Source code of charts:
--
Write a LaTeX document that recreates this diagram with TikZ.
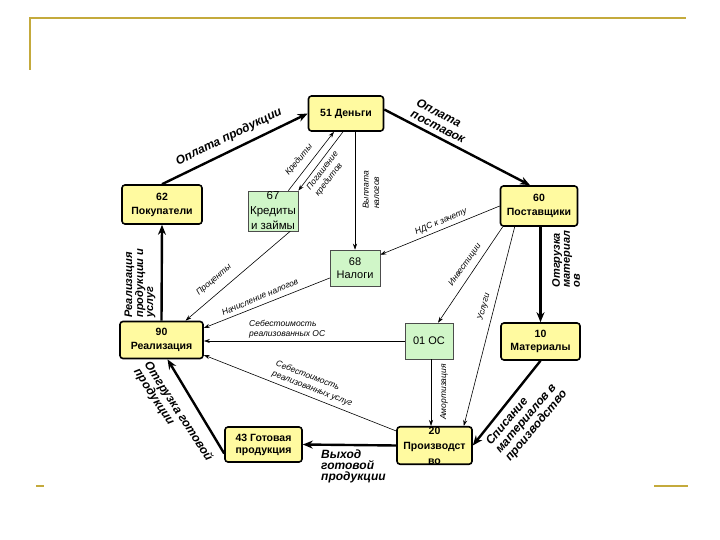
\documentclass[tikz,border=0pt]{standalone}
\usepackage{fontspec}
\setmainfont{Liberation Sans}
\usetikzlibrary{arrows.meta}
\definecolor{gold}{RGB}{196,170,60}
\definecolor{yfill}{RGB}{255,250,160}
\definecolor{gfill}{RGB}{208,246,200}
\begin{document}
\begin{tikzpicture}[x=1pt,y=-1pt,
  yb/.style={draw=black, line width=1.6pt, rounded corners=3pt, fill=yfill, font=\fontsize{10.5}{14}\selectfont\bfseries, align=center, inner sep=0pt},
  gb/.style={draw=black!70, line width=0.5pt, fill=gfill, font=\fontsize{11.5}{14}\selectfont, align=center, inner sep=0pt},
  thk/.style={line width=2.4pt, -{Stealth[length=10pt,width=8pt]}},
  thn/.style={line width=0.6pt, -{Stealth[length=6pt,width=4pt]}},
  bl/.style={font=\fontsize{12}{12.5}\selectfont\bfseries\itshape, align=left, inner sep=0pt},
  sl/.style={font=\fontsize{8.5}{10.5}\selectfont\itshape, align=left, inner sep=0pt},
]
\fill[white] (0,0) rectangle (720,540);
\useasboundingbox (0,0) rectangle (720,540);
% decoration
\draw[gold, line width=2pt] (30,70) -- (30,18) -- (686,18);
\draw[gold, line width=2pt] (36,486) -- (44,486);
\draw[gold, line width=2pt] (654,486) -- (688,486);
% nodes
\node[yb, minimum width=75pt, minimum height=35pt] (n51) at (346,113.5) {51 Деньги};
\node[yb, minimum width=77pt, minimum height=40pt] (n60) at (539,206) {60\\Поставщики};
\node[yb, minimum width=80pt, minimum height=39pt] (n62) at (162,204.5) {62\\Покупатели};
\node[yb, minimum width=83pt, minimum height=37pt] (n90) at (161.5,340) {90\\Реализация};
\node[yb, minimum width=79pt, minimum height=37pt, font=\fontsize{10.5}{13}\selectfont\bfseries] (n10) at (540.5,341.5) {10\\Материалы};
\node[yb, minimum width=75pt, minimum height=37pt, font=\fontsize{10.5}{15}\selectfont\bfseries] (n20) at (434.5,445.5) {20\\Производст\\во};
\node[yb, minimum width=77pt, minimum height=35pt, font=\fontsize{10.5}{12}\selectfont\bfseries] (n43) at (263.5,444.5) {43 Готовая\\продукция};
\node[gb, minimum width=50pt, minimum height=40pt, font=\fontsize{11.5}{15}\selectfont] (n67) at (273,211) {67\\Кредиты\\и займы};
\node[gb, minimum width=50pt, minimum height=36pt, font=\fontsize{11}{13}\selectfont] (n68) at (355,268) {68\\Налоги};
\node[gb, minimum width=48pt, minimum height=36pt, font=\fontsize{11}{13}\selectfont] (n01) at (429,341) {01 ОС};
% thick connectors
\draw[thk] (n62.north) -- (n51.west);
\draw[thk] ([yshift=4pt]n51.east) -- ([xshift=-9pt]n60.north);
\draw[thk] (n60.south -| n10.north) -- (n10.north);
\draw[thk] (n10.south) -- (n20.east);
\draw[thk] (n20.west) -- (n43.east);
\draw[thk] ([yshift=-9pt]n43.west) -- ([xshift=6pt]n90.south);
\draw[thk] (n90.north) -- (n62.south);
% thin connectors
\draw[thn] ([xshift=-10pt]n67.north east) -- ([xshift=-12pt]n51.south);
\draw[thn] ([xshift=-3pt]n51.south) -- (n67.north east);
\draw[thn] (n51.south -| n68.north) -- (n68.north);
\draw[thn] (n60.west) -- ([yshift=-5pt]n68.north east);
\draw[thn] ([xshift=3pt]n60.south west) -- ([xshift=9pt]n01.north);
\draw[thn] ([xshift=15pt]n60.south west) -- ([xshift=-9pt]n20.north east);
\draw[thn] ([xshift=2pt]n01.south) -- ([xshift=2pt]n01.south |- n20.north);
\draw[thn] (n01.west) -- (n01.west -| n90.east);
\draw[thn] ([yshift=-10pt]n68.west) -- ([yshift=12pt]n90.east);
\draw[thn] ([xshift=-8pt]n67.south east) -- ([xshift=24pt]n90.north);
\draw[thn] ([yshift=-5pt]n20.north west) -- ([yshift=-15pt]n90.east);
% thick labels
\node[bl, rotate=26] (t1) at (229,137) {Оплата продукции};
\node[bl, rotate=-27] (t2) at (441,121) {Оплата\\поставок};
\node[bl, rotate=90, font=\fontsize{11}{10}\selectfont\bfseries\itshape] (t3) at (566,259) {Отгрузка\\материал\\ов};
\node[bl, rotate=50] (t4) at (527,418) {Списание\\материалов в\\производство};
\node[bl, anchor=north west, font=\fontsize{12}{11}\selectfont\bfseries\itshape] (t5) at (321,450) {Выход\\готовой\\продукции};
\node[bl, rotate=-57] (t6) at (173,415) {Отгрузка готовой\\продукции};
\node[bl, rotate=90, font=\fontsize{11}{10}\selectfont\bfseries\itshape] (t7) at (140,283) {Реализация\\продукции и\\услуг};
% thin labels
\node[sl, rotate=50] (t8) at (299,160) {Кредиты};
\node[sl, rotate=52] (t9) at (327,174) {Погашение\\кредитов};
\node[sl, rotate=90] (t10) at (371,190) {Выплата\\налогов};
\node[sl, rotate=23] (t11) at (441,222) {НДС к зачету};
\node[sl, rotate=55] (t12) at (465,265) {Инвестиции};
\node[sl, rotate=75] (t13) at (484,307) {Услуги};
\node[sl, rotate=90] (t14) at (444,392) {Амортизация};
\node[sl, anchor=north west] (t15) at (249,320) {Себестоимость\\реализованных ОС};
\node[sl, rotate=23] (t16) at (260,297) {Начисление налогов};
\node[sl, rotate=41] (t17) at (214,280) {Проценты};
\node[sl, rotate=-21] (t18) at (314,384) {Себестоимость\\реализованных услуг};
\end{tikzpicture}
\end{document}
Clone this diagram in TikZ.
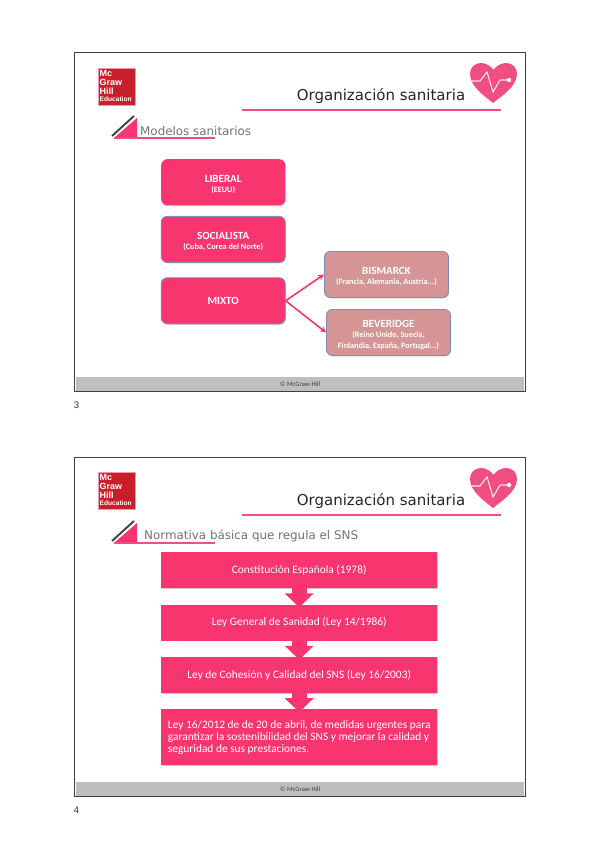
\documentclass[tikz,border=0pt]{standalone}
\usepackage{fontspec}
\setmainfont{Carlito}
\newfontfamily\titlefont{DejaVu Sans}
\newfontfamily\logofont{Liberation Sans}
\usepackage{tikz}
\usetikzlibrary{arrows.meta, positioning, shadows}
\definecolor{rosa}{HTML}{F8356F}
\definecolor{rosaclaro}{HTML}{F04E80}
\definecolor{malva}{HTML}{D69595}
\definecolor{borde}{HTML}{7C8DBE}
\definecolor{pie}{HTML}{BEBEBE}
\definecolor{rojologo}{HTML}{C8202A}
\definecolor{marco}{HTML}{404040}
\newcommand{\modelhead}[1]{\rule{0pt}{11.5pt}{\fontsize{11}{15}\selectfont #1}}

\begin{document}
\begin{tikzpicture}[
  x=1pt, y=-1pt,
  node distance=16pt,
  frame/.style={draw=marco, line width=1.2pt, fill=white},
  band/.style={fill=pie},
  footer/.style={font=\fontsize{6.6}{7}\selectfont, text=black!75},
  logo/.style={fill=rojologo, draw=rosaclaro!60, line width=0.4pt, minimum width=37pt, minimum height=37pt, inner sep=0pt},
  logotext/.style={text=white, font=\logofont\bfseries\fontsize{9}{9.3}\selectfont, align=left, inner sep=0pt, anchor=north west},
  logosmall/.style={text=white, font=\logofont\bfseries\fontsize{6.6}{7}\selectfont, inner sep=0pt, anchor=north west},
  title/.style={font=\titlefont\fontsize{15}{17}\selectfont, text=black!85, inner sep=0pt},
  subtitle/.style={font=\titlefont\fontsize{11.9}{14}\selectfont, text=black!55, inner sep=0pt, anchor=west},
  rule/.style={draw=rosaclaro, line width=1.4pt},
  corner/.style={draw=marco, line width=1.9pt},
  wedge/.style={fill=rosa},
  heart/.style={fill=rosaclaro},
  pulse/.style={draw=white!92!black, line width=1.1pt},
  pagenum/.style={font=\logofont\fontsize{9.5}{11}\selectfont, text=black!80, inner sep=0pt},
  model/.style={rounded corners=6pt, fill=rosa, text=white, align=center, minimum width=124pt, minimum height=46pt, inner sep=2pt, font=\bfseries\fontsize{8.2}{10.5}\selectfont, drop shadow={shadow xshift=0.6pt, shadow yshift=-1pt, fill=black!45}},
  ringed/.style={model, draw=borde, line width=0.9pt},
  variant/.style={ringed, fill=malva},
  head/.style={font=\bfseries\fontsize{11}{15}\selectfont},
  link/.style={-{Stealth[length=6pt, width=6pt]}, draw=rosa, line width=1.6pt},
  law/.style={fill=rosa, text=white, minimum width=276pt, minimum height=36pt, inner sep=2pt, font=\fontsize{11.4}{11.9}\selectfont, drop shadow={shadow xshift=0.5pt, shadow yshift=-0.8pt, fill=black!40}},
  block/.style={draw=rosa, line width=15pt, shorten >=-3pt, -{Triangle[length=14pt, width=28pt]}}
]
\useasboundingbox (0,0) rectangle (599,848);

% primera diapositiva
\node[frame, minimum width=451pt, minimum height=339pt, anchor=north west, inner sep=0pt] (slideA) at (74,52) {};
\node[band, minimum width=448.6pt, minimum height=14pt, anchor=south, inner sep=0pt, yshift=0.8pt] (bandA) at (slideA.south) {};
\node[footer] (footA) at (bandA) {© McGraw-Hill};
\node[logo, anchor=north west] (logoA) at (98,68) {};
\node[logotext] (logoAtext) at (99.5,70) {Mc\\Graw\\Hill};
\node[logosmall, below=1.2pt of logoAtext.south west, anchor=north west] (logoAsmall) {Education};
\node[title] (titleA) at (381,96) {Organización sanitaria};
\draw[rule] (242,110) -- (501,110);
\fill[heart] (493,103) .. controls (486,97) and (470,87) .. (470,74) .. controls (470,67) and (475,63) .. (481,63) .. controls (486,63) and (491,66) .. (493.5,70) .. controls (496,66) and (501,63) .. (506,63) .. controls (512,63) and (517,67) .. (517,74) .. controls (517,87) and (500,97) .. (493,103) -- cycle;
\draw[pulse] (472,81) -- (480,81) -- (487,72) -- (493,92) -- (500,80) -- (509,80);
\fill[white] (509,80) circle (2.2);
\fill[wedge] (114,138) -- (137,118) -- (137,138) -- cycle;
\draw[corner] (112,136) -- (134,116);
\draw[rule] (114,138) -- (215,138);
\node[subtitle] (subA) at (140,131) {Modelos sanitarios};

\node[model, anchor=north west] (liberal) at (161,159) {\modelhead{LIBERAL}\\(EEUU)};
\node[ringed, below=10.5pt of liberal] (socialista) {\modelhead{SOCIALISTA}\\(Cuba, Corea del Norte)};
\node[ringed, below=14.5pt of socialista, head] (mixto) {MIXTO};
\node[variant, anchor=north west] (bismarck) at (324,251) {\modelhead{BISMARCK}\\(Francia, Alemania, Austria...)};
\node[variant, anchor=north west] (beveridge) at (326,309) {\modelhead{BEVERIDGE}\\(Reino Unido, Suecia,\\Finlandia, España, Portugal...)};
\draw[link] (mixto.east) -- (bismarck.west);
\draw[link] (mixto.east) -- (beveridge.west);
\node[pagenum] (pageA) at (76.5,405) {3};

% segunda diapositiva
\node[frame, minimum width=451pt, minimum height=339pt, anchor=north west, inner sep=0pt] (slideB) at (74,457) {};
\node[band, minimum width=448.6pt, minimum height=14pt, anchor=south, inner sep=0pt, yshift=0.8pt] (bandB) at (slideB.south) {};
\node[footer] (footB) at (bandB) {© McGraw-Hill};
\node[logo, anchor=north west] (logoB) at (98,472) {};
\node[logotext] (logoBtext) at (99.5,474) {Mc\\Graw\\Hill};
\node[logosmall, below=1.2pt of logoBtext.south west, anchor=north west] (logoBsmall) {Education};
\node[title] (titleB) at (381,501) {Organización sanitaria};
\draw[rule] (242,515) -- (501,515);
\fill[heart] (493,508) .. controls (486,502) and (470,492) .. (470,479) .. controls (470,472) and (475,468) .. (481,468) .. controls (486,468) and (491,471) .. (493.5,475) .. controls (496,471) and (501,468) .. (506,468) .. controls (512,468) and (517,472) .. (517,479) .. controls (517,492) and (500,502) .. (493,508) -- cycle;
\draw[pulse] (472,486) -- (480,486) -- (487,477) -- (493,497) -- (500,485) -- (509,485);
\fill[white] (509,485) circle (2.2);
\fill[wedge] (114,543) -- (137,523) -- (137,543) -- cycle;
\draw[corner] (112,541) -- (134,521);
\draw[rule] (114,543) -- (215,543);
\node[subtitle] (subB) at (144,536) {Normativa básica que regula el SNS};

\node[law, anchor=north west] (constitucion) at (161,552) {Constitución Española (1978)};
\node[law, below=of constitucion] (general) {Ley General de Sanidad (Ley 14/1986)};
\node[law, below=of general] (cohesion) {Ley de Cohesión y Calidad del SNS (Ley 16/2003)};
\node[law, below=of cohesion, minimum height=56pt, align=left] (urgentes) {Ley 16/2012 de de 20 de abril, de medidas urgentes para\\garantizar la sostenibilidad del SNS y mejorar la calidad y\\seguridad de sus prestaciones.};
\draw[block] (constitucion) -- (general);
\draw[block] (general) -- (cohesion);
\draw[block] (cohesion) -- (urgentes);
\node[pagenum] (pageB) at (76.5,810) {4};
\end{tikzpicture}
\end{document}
--
§ **Directions**
Lines that hold "this" are the ones to copy; find all of them.

§ **Full solution**
Write a LaTeX document that recreates this diagram with TikZ.
Clone this diagram in TikZ.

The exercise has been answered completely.